Besonders explosiv sind die ausstehenden finanziellen Verbindlichkeiten Großbritanniens an die EU, von ausstehenden EU-Beiträgen bis hin zu Rentenzahlungen an pensionierte EU-Beamten. Laut Schätzungen aus Brüssel belaufen sich diese Verbindlichkeiten auf bis zu 60 Milliarden Euro. Laut FT ist es wahrscheinlich, dass die britische Regierung diese Zahlen als schlechten Witz oder als einen ungeschickten Erpressungsversuch abtun wird.

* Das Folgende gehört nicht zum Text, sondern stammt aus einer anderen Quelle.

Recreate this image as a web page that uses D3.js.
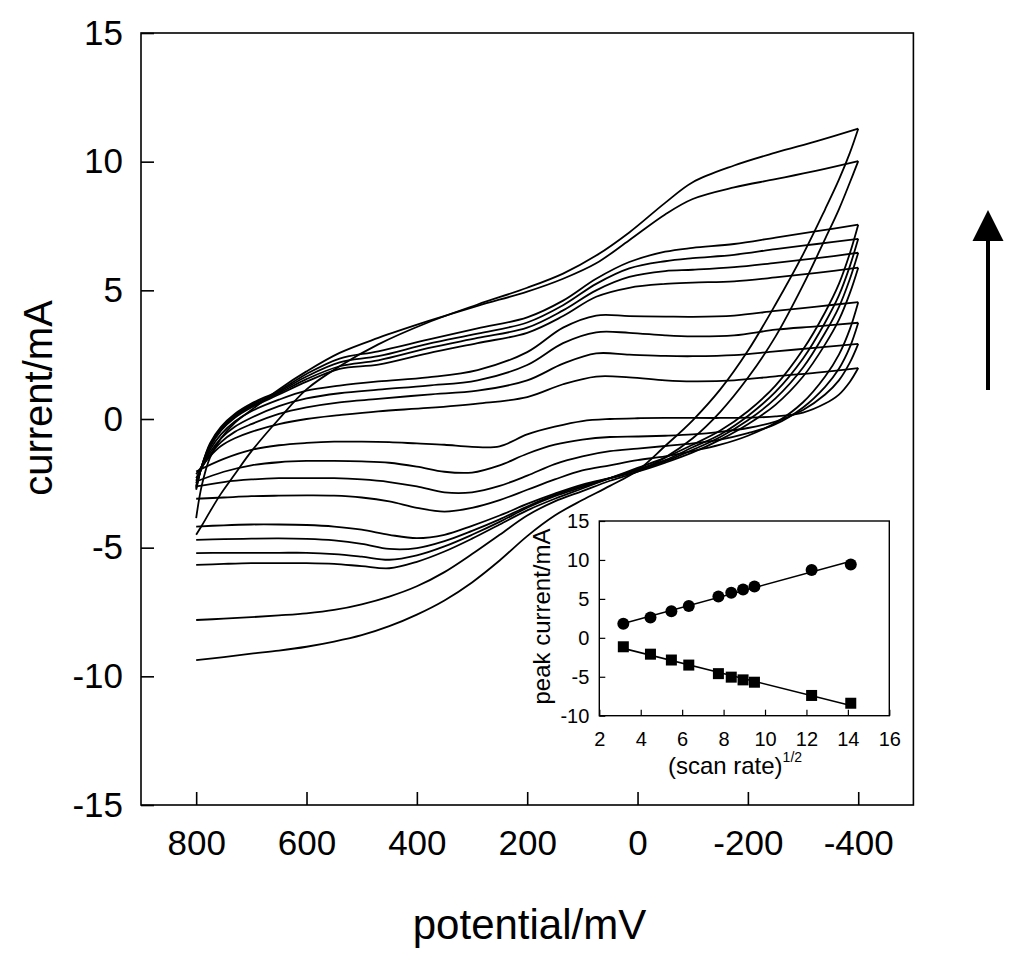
<!DOCTYPE html>
<html lang="en">
<head>
<meta charset="UTF-8">
<title>Cyclic voltammograms</title>
<script src="https://cdnjs.cloudflare.com/ajax/libs/d3/7.8.5/d3.min.js"></script>
<style>
  body { margin: 0; background: #fff; }
  svg { display: block; font-family: "Liberation Sans", Arial, sans-serif; }
</style>
</head>
<body>
<svg id="chart" width="1024" height="962"></svg>
<script>
// scan rates, mV/s
var scanRates = [10, 20, 30, 40, 60, 70, 80, 90, 150, 200];

// potentials (mV) where the forward (800 -> -400) and return (-400 -> 800) sweeps were read
var fwdPotential = [800, 790, 775, 755, 730, 700, 650, 600, 540, 470, 380, 290, 200, 135, 75, 15, -50, -100, -175, -250, -325, -400];
var revPotential = [-400, -385, -365, -340, -300, -250, -200, -150, -100, -50, 0, 50, 100, 150, 200, 250, 300, 350, 400, 450, 500, 550, 600, 650, 700, 750, 800];

// current (mA), forward sweep
var fwd10  = [-2.15, -1.85, -1.45, -1.05, -0.75, -0.5, -0.2, 0.0, 0.15, 0.3, 0.43, 0.6, 0.85, 1.35, 1.65, 1.62, 1.5, 1.46, 1.5, 1.66, 1.8, 1.98];
var fwd20  = [-2.3, -1.9, -1.4, -0.9, -0.5, -0.2, 0.2, 0.45, 0.65, 0.78, 0.95, 1.1, 1.5, 2.15, 2.55, 2.5, 2.45, 2.44, 2.48, 2.63, 2.77, 2.92];
var fwd30  = [-2.4, -1.9, -1.3, -0.75, -0.3, 0.05, 0.5, 0.8, 1.0, 1.14, 1.3, 1.5, 2.1, 2.95, 3.37, 3.35, 3.25, 3.21, 3.25, 3.47, 3.6, 3.74];
var fwd40  = [-2.5, -1.9, -1.2, -0.6, -0.1, 0.3, 0.75, 1.1, 1.3, 1.46, 1.62, 1.9, 2.6, 3.55, 4.02, 4.0, 3.98, 3.97, 4.02, 4.2, 4.37, 4.54];
var fwd60  = [-2.6, -1.85, -1.1, -0.45, 0.05, 0.45, 0.95, 1.45, 1.95, 2.11, 2.55, 2.95, 3.35, 4.0, 4.75, 5.1, 5.25, 5.3, 5.35, 5.5, 5.68, 5.88];
var fwd70  = [-2.65, -1.85, -1.05, -0.4, 0.1, 0.5, 1.0, 1.55, 2.05, 2.28, 2.75, 3.15, 3.55, 4.22, 5.0, 5.52, 5.75, 5.8, 5.9, 6.07, 6.25, 6.46];
var fwd80  = [-2.7, -1.85, -1.0, -0.35, 0.15, 0.55, 1.05, 1.65, 2.2, 2.44, 2.92, 3.32, 3.75, 4.42, 5.25, 5.85, 6.13, 6.25, 6.38, 6.6, 6.8, 7.0];
var fwd90  = [-2.75, -1.85, -0.95, -0.3, 0.2, 0.6, 1.1, 1.75, 2.35, 2.63, 3.08, 3.52, 3.95, 4.6, 5.45, 6.1, 6.5, 6.65, 6.8, 7.05, 7.3, 7.55];
var fwd150 = [-3.85, -2.6, -1.5, -0.75, -0.15, 0.35, 1.15, 1.85, 2.57, 3.15, 3.8, 4.4, 4.95, 5.45, 6.05, 6.95, 7.95, 8.55, 9.0, 9.32, 9.65, 10.02];
var fwd200 = [-4.5, -4.15, -3.6, -2.9, -2.15, -1.26, 0.0, 1.15, 2.05, 2.9, 3.75, 4.45, 5.1, 5.65, 6.35, 7.25, 8.4, 9.2, 9.85, 10.35, 10.8, 11.28];

// current (mA), return sweep
var rev10  = [1.98, 1.45, 0.95, 0.6, 0.25, 0.1, 0.05, 0.04, 0.04, 0.04, 0.03, 0.0, -0.08, -0.3, -0.6, -1.06, -1.08, -1.0, -0.95, -0.9, -0.88, -0.88, -0.93, -1.02, -1.2, -1.55, -2.04];
var rev20  = [2.92, 2.2, 1.5, 0.95, 0.35, -0.1, -0.35, -0.5, -0.6, -0.65, -0.68, -0.7, -0.8, -1.0, -1.35, -1.8, -2.08, -2.05, -1.85, -1.7, -1.65, -1.63, -1.63, -1.68, -1.8, -2.05, -2.43];
var rev30  = [3.74, 2.8, 1.95, 1.25, 0.45, -0.2, -0.55, -0.8, -0.95, -1.05, -1.15, -1.25, -1.45, -1.75, -2.2, -2.6, -2.85, -2.85, -2.62, -2.45, -2.35, -2.3, -2.3, -2.3, -2.35, -2.45, -2.62];
var rev40  = [4.54, 3.5, 2.5, 1.65, 0.65, -0.15, -0.65, -1.0, -1.25, -1.45, -1.6, -1.8, -2.0, -2.35, -2.75, -3.15, -3.45, -3.6, -3.45, -3.2, -3.05, -2.98, -2.97, -2.98, -3.0, -3.05, -3.1];
var rev60  = [5.88, 4.9, 3.85, 2.9, 1.65, 0.55, -0.2, -0.8, -1.3, -1.7, -2.05, -2.3, -2.55, -2.9, -3.3, -3.75, -4.15, -4.5, -4.63, -4.5, -4.3, -4.18, -4.12, -4.1, -4.1, -4.13, -4.18];
var rev70  = [6.46, 5.45, 4.35, 3.35, 2.0, 0.8, -0.05, -0.7, -1.2, -1.65, -2.0, -2.3, -2.6, -2.95, -3.4, -3.9, -4.35, -4.75, -5.02, -5.05, -4.85, -4.72, -4.66, -4.64, -4.65, -4.67, -4.7];
var rev80  = [7.0, 5.95, 4.8, 3.75, 2.35, 1.05, 0.12, -0.6, -1.1, -1.6, -1.95, -2.3, -2.65, -3.0, -3.45, -4.0, -4.5, -4.95, -5.3, -5.47, -5.35, -5.25, -5.2, -5.2, -5.2, -5.2, -5.21];
var rev90  = [7.55, 6.45, 5.25, 4.15, 2.7, 1.3, 0.3, -0.45, -1.0, -1.5, -1.9, -2.3, -2.7, -3.1, -3.55, -4.1, -4.65, -5.15, -5.55, -5.8, -5.72, -5.63, -5.6, -5.6, -5.6, -5.63, -5.67];
var rev150 = [10.02, 9.2, 8.15, 7.0, 5.2, 3.2, 1.6, 0.28, -0.75, -1.5, -2.05, -2.4, -2.8, -3.2, -3.75, -4.5, -5.25, -5.95, -6.5, -6.9, -7.2, -7.42, -7.55, -7.63, -7.7, -7.76, -7.81];
var rev200 = [11.28, 10.35, 9.3, 8.15, 6.4, 4.45, 2.65, 1.15, -0.05, -1.05, -2.0, -2.6, -3.15, -3.75, -4.55, -5.5, -6.35, -7.05, -7.6, -8.05, -8.4, -8.65, -8.85, -9.0, -9.12, -9.25, -9.37];

// inset: peak currents against (scan rate)^1/2
var sqrtRate = [3.16, 4.47, 5.48, 6.32, 7.75, 8.37, 8.94, 9.49, 12.25, 14.14];
var anodicPeak = [1.8, 2.6, 3.4, 4.1, 5.3, 5.8, 6.2, 6.6, 8.7, 9.4];
var cathodicPeak = [-1.15, -2.1, -2.85, -3.5, -4.6, -5.05, -5.4, -5.7, -7.4, -8.4];

var potentialTicks = [800, 600, 400, 200, 0, -200, -400];
var currentTicks = [-15, -10, -5, 0, 5, 10, 15];
var insetXTicks = [2, 4, 6, 8, 10, 12, 14, 16];
var insetYTicks = [-10, -5, 0, 5, 10, 15];

var fwdSeries = [fwd10, fwd20, fwd30, fwd40, fwd60, fwd70, fwd80, fwd90, fwd150, fwd200];
var revSeries = [rev10, rev20, rev30, rev40, rev60, rev70, rev80, rev90, rev150, rev200];

var svg = d3.select('#chart');
var plain = function(d) { return String(d); };   // hyphen minus, like the original

// ---- main plot ----
var x = d3.scaleLinear().domain([900, -500]).range([141, 913.4]);
var y = d3.scaleLinear().domain([-15, 15]).range([805, 33]);

var cvLine = d3.line()
    .x(function(d) { return x(d[0]); })
    .y(function(d) { return y(d[1]); })
    .curve(d3.curveCatmullRom.alpha(0.5));

var curves = svg.append('g');
scanRates.forEach(function(rate, i) {
    var fwd = d3.zip(fwdPotential, fwdSeries[i]);
    var rev = d3.zip(revPotential, revSeries[i]);
    curves.append('path').attr('d', cvLine(fwd))
        .attr('fill', 'none').attr('stroke', '#000').attr('stroke-width', 1.8);
    curves.append('path').attr('d', cvLine(rev))
        .attr('fill', 'none').attr('stroke', '#000').attr('stroke-width', 1.8);
});

var xAxis = svg.append('g').attr('transform', 'translate(0,805)')
    .call(d3.axisBottom(x).tickValues(potentialTicks).tickFormat(plain)
        .tickSizeInner(-13).tickSizeOuter(0).tickPadding(25));
var yAxis = svg.append('g').attr('transform', 'translate(141,0)')
    .call(d3.axisLeft(y).tickValues(currentTicks).tickFormat(plain)
        .tickSizeInner(-13).tickSizeOuter(0).tickPadding(18));

[xAxis, yAxis].forEach(function(g) {
    g.select('.domain').remove();
    g.selectAll('.tick line').attr('stroke', '#000').attr('stroke-width', 1.6);
    g.selectAll('.tick text').attr('font-size', 35).attr('fill', '#000')
        .attr('font-family', '"Liberation Sans", Arial, sans-serif');
});

svg.append('rect')
    .attr('x', x(900)).attr('y', y(15))
    .attr('width', x(-500) - x(900)).attr('height', y(-15) - y(15))
    .attr('fill', 'none').attr('stroke', '#000').attr('stroke-width', 1.6);

svg.append('text')
    .attr('x', 529.5).attr('y', 938.6)
    .attr('text-anchor', 'middle').attr('font-size', 42)
    .text('potential/mV');

svg.append('text')
    .attr('transform', 'translate(51.7,398) rotate(-90)')
    .attr('text-anchor', 'middle').attr('font-size', 40)
    .text('current/mA');

// arrow: direction of increasing scan rate
svg.append('line')
    .attr('x1', 988).attr('y1', 390).attr('x2', 988).attr('y2', 236)
    .attr('stroke', '#000').attr('stroke-width', 4);
svg.append('path')
    .attr('d', 'M988,210 L1003.5,241 L972.5,241 Z')
    .attr('fill', '#000');

// ---- inset ----
var ix = d3.scaleLinear().domain([2, 16]).range([599.3, 889.3]);
var iy = d3.scaleLinear().domain([-10, 15]).range([715.7, 521]);

svg.append('rect')
    .attr('x', ix(2)).attr('y', iy(15))
    .attr('width', ix(16) - ix(2)).attr('height', iy(-10) - iy(15))
    .attr('fill', '#fff').attr('stroke', 'none');

var ixAxis = svg.append('g').attr('transform', 'translate(0,' + iy(-10) + ')')
    .call(d3.axisBottom(ix).tickValues(insetXTicks).tickFormat(plain)
        .tickSizeInner(-6).tickSizeOuter(0).tickPadding(16));
var iyAxis = svg.append('g').attr('transform', 'translate(' + ix(2) + ',0)')
    .call(d3.axisLeft(iy).tickValues(insetYTicks).tickFormat(plain)
        .tickSizeInner(-6).tickSizeOuter(0).tickPadding(10));

[ixAxis, iyAxis].forEach(function(g) {
    g.select('.domain').remove();
    g.selectAll('.tick line').attr('stroke', '#000').attr('stroke-width', 1.2);
    g.selectAll('.tick text').attr('font-size', 20).attr('fill', '#000')
        .attr('font-family', '"Liberation Sans", Arial, sans-serif');
});

svg.append('rect')
    .attr('x', ix(2)).attr('y', iy(15))
    .attr('width', ix(16) - ix(2)).attr('height', iy(-10) - iy(15))
    .attr('fill', 'none').attr('stroke', '#000').attr('stroke-width', 1.4);

// least squares line through each peak series
function fit(xs, ys) {
    var mx = d3.mean(xs), my = d3.mean(ys);
    var sxy = d3.sum(xs, function(v, k) { return (v - mx) * (ys[k] - my); });
    var sxx = d3.sum(xs, function(v) { return (v - mx) * (v - mx); });
    var b = sxy / sxx;
    return function(v) { return my + b * (v - mx); };
}

[anodicPeak, cathodicPeak].forEach(function(ys) {
    var f = fit(sqrtRate, ys);
    var x0 = sqrtRate[0], x1 = sqrtRate[sqrtRate.length - 1];
    svg.append('line')
        .attr('x1', ix(x0)).attr('y1', iy(f(x0)))
        .attr('x2', ix(x1)).attr('y2', iy(f(x1)))
        .attr('stroke', '#000').attr('stroke-width', 1.6);
});

svg.append('g').selectAll('circle')
    .data(d3.zip(sqrtRate, anodicPeak))
    .join('circle')
    .attr('cx', function(d) { return ix(d[0]); })
    .attr('cy', function(d) { return iy(d[1]); })
    .attr('r', 6).attr('fill', '#000');

svg.append('g').selectAll('rect')
    .data(d3.zip(sqrtRate, cathodicPeak))
    .join('rect')
    .attr('x', function(d) { return ix(d[0]) - 5.5; })
    .attr('y', function(d) { return iy(d[1]) - 5.5; })
    .attr('width', 11).attr('height', 11).attr('fill', '#000');

svg.append('text')
    .attr('transform', 'translate(550,616.5) rotate(-90)')
    .attr('text-anchor', 'middle').attr('font-size', 24)
    .text('peak current/mA');

var xt = svg.append('text')
    .attr('x', 735).attr('y', 774)
    .attr('text-anchor', 'middle').attr('font-size', 24);
xt.append('tspan').text('(scan rate)');
xt.append('tspan').attr('font-size', 14).attr('dy', -12).text('1/2');
</script>
</body>
</html>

Aber die EU-Kommission mit ihrem kompetenten Verwaltungsapparat wird handfeste Belege für diese Verbindlichkeiten liefern. Eine pragmatische Lösung für die britische Regierung wäre, die Verbindlichkeiten nach unten zu verhandeln und die Fälligkeitstermine über einen langen Zeitraum hin zu strecken. Aber die konservativen Hardliner und die britischen Medien werden es der britischen Regierung nahezu unmöglich machen, solche Summen zu akzeptieren - vor allem im Angesicht der vielen Versprechungen im Wahlkampf vor dem Referendum. Damals war mehr Geld für das marode Gesundheitssystem oder die veraltete Infrastruktur versprochen worden. So berichtete die FT im August, dass Großbritannien wieder Diesellokomotiven aus den sechziger Jahren einsetzt, um den chronischen Mangel an Zügen vorläufig zu mindern (link).

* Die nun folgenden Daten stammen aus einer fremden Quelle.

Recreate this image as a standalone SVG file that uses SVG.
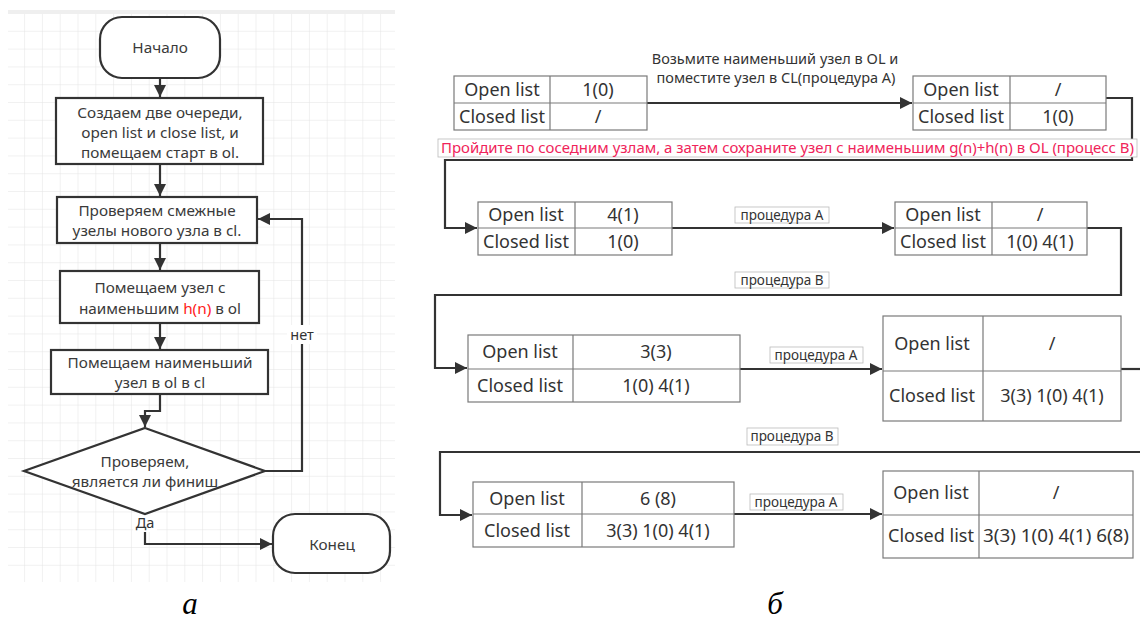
<svg xmlns="http://www.w3.org/2000/svg" width="1140" height="619" viewBox="0 0 1140 619">
<style>
.fc{font-family:"Noto Sans","DejaVu Sans",sans-serif;font-size:15.3px;fill:#3a3a3a;text-anchor:middle}
.sm{font-family:"Noto Sans","DejaVu Sans",sans-serif;font-size:14.5px;fill:#333;text-anchor:middle}
.box{fill:#fff;stroke:#333;stroke-width:2.2}
.ln{fill:none;stroke:#333;stroke-width:2.2}
.tb{fill:#fff;stroke:#7a7a7a;stroke-width:1.2}
.tl{fill:none;stroke:#7a7a7a;stroke-width:1.2}
.tt{font-family:"Noto Sans","DejaVu Sans",sans-serif;font-size:18px;fill:#333;text-anchor:middle}
.lb{font-family:"Noto Sans","DejaVu Sans",sans-serif;font-size:13.5px;fill:#333;text-anchor:middle}
.lbx{fill:#fff;stroke:#bbb;stroke-width:0.8}
.cap{font-family:"Liberation Serif","Times New Roman",serif;font-style:italic;font-size:31px;fill:#000;text-anchor:middle}
</style>
<defs>
<pattern id="grid" x="7.3" y="14" width="17.8" height="17.8" patternUnits="userSpaceOnUse">
<path d="M17.8 0V17.8M0 17.8H17.8" fill="none" stroke="#e3e3e3" stroke-width="1"/>
</pattern>
<marker id="ah" markerUnits="userSpaceOnUse" markerWidth="14" markerHeight="12" refX="12" refY="6" orient="auto">
<path d="M0 0L12 6L0 12Z" fill="#333"/>
</marker>
</defs>
<rect x="0" y="0" width="1140" height="619" fill="#fff"/>
<g id="grid-bg">
<rect x="8" y="10" width="387" height="572" fill="url(#grid)"/>
<rect x="8" y="10" width="387" height="4" fill="#efefef"/>
</g>

<g id="connectors">
<path class="ln" d="M160 78V97" marker-end="url(#ah)"/>
<path class="ln" d="M160 164V196" marker-end="url(#ah)"/>
<path class="ln" d="M160 243V270" marker-end="url(#ah)"/>
<path class="ln" d="M160 323V349" marker-end="url(#ah)"/>
<path class="ln" d="M160 394V411H145V427" marker-end="url(#ah)"/>
<path class="ln" d="M265 471H302V219H258" marker-end="url(#ah)"/>
<path class="ln" d="M145 514V544H272" marker-end="url(#ah)"/>
<path class="ln" d="M647 103H912" marker-end="url(#ah)"/>
<path class="ln" d="M1106 98H1132V160H445V228H477" marker-end="url(#ah)"/>
<path class="ln" d="M672 228H894" marker-end="url(#ah)"/>
<path class="ln" d="M1087 228H1121V295H435V368H467" marker-end="url(#ah)"/>
<path class="ln" d="M740 369H882" marker-end="url(#ah)"/>
<path class="ln" d="M1121 369H1140"/>
<path class="ln" d="M1140 452H440V515H472" marker-end="url(#ah)"/>
<path class="ln" d="M734 514H882" marker-end="url(#ah)"/>
</g>

<g id="conn-labels">
<rect x="287" y="325" width="30" height="19" fill="#fff"/>
<text class="sm" x="302" y="340">нет</text>
<rect x="133" y="513" width="24" height="19" fill="#fff"/>
<text class="sm" x="145" y="528">Да</text>
<text class="sm" x="775" y="64">Возьмите наименьший узел в OL и</text>
<text class="sm" x="776" y="83">поместите узел в CL(процедура A)</text>
<rect x="438" y="139" width="699" height="18" fill="#fff" stroke="#bbb" stroke-width="0.8"/>
<text x="441" y="153" font-family="Noto Sans, DejaVu Sans, sans-serif" font-size="13.5" fill="#f0245a" textLength="693" lengthAdjust="spacingAndGlyphs">Пройдите по соседним узлам, а затем сохраните узел с наименьшим g(n)+h(n) в OL (процесс B)</text>
<rect class="lbx" x="735" y="207" width="94" height="16"/>
<text class="lb" x="782" y="220">процедура A</text>
<rect class="lbx" x="735" y="272" width="94" height="16"/>
<text class="lb" x="782" y="285">процедура B</text>
<rect class="lbx" x="770" y="347" width="93" height="16"/>
<text class="lb" x="816" y="360">процедура A</text>
<rect class="lbx" x="747" y="428" width="91" height="17"/>
<text class="lb" x="792" y="441">процедура B</text>
<rect class="lbx" x="750" y="494" width="93" height="16"/>
<text class="lb" x="796" y="507">процедура A</text>
</g>

<g id="start">
<rect class="box" x="100" y="17" width="120" height="61" rx="22"/>
<text class="fc" x="160" y="53">Начало</text>
</g>
<g id="create-queues">
<rect class="box" x="56" y="98" width="207" height="66"/>
<text class="fc" x="160" y="118">Создаем две очереди,</text>
<text class="fc" x="160" y="138">open list и close list, и</text>
<text class="fc" x="160" y="158">помещаем старт в ol.</text>
</g>
<g id="check-adjacent">
<rect class="box" x="57" y="197" width="200" height="46"/>
<text class="fc" x="157" y="216">Проверяем смежные</text>
<text class="fc" x="157" y="236">узелы нового узла в cl.</text>
</g>
<g id="put-min-h">
<rect class="box" x="60" y="271" width="199" height="52"/>
<text class="fc" x="160" y="293">Помещаем узел с</text>
<text class="fc" x="160" y="314">наименьшим <tspan fill="#ff2020">h(n)</tspan> в ol</text>
</g>
<g id="move-min">
<rect class="box" x="51" y="350" width="217" height="44"/>
<text class="fc" x="160" y="368">Помещаем наименьший</text>
<text class="fc" x="160" y="388">узел в ol в cl</text>
</g>
<g id="is-finish">
<path class="box" d="M145 428L265 471L145 514L24 471Z"/>
<text class="fc" x="145" y="467">Проверяем,</text>
<text class="fc" x="145" y="487">является ли финиш</text>
</g>
<g id="end">
<rect class="box" x="273" y="514" width="117" height="59" rx="22"/>
<text class="fc" x="332" y="550">Конец</text>
</g>

<g id="table1">
<rect class="tb" x="454" y="76" width="193" height="54"/>
<path class="tl" d="M550 76V130M454 103H647"/>
<text class="tt" x="502" y="96">Open list</text><text class="tt" x="598" y="96">1(0)</text>
<text class="tt" x="502" y="123">Closed list</text><text class="tt" x="598" y="123">/</text>
</g>
<g id="table2">
<rect class="tb" x="913" y="76" width="193" height="54"/>
<path class="tl" d="M1010 76V130M913 103H1106"/>
<text class="tt" x="961" y="96">Open list</text><text class="tt" x="1058" y="96">/</text>
<text class="tt" x="961" y="123">Closed list</text><text class="tt" x="1058" y="123">1(0)</text>
</g>
<g id="table3">
<rect class="tb" x="478" y="202" width="194" height="53"/>
<path class="tl" d="M575 202V255M478 228H672"/>
<text class="tt" x="526" y="221">Open list</text><text class="tt" x="623" y="221">4(1)</text>
<text class="tt" x="526" y="248">Closed list</text><text class="tt" x="623" y="248">1(0)</text>
</g>
<g id="table4">
<rect class="tb" x="895" y="202" width="192" height="53"/>
<path class="tl" d="M992 202V255M895 228H1087"/>
<text class="tt" x="943" y="221">Open list</text><text class="tt" x="1040" y="221">/</text>
<text class="tt" x="943" y="248">Closed list</text><text class="tt" x="1040" y="248">1(0) 4(1)</text>
</g>
<g id="table5">
<rect class="tb" x="468" y="335" width="272" height="67"/>
<path class="tl" d="M573 335V402M468 369H740"/>
<text class="tt" x="520" y="358">Open list</text><text class="tt" x="656" y="358">3(3)</text>
<text class="tt" x="520" y="392">Closed list</text><text class="tt" x="656" y="392">1(0) 4(1)</text>
</g>
<g id="table6">
<rect class="tb" x="883" y="316" width="238" height="105"/>
<path class="tl" d="M983 316V421M883 371H1121"/>
<text class="tt" x="932" y="350">Open list</text><text class="tt" x="1052" y="350">/</text>
<text class="tt" x="932" y="402">Closed list</text><text class="tt" x="1052" y="402">3(3) 1(0) 4(1)</text>
</g>
<g id="table7">
<rect class="tb" x="473" y="482" width="261" height="65"/>
<path class="tl" d="M582 482V547M473 514H734"/>
<text class="tt" x="527" y="505">Open list</text><text class="tt" x="658" y="505">6 (8)</text>
<text class="tt" x="527" y="537">Closed list</text><text class="tt" x="658" y="537">3(3) 1(0) 4(1)</text>
</g>
<g id="table8">
<rect class="tb" x="883" y="471" width="250" height="87"/>
<path class="tl" d="M979 471V558M883 515H1133"/>
<text class="tt" x="931" y="499">Open list</text><text class="tt" x="1056" y="499">/</text>
<text class="tt" x="931" y="542">Closed list</text><text class="tt" x="1056" y="542" textLength="146" lengthAdjust="spacingAndGlyphs">3(3) 1(0) 4(1) 6(8)</text>
</g>

<g id="captions">
<text class="cap" x="190" y="614">а</text>
<text class="cap" x="775" y="614">б</text>
</g>
</svg>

Wenn Großbritannien oder die EU die Verhandlungen scheitern lassen, könnte der Internationale Gerichtshof in Den Haag angerufen werden, um das komplexe Geflecht zwischen nationalem Recht, Völkerrecht und EU-Recht zu schlichten. Das würde Jahre dauern. Sollten sich die EU und Großbritannien nicht auf eine Verlängerung der Verhandlungsfrist unter Artikel 50 des Lissabonner Vertrages einigen, würde die britische EU-Mitgliedschaft nach zwei Jahren einfach auslaufen. Das wäre ein dramatischer Ausgang, besonders für Großbritannien: Auf Exporte wie die Autoindustrie würden plötzlich Zölle anfallen. In London ansässige Banken würden ihren Zugang zum EU-Binnenmarkt verlieren (hier). Wichtige Zuliefererketten könnten so unterbrochen werden und damit Milliardenschäden angerichtet - zum Beispiel wenn Beispiel Rolls Royce seine Flugzeugturbinen nicht mehr wirtschaftlich von England nach Toulouse liefern könnte, damit sie dort zu einem flugtüchtigen Airbus zusammengebaut werden können (hier).

Die FT zitiert die Einschätzung eines hochrangigen britischen Beamten: "Es wird blutig werden, aber da müssen wir eben durch". Dieses Kriegs-Mantra klingt nicht besonders hoffnungsvoll für einen partnerschaftlichen Ablauf der Brexit-Verhandlungen.